Would it increase the likelihood of broader restrictions on anti-homosexuality speech — in government-run organizations, or in private organizations coerced by government pressure — by analogy to the broad support in many areas for restrictions on sexist speech? Would it increase the likelihood of restrictions on people’s choosing roommates based partly on sexual orientation, or advertising such preferences in “roommates wanted” ads? Would it increase the likelihood of punishment of wedding photographers who refuse to photograph same-sex weddings (even if they have religious objections to participating this way in such ceremonies, and even if they feel that requiring them to photographing same-sex weddings compels them to create artistic works that they do not wish to create)? Would it increase the likelihood that legislatures will repeal religious institutions’ partial exemptions from some bans on sexual orientation discrimination in employment?

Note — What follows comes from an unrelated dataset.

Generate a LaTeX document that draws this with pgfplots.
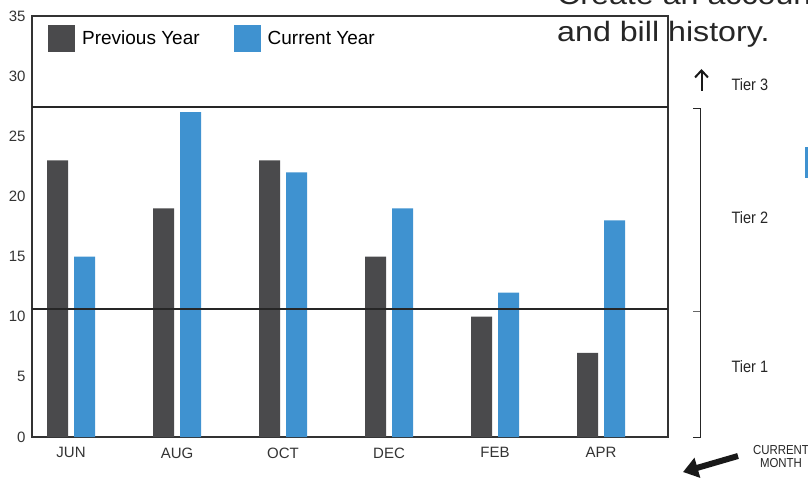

Perhaps some of this would have already been the case under Iowa statutes — such restrictions are primarily the consequences of antidiscrimination statutes, not of same-sex marriage as such. And the conclusion that the government generally may not discriminate based on sexual orientation is distinguishable from a conclusion that private entities generally may not discriminate based on sexual orientation, or that individuals may not say things that create an “offensive environment” based on sexual orientation.
But as we saw, that two things are distinguishable does not mean that they will be distinguished, and a governmental judgment in one field may be used by other governmental decisionmakers as a reason to push further in another field, whether in interpreting a vague statute, enacting a new statute, or repealing an exemption in an old statute. And such decisions can have effects on other states as well: Consider the Iowa Supreme Court’s extensive citations to similar decisions in other states, which I suspect considerably emboldened the Iowa Justices. For some much more detailed and concrete discussion of how the slippage can work — and I’ve long stressed that investigating the risk of slippage requires getting detailed and concrete — see this article I wrote on Same-Sex Marriage and Slippery Slopes that I wrote a few years ago.
So I stress again: Perhaps such slippage would be good, or even if it isn’t good, the same-sex marriage decision is so good that it should be embraced regardless of the risk of slippage. But I don’t think it’s credible at this point to just casually dismiss the possibility of slippage in this area, given how many slippery slope effects we have already seen.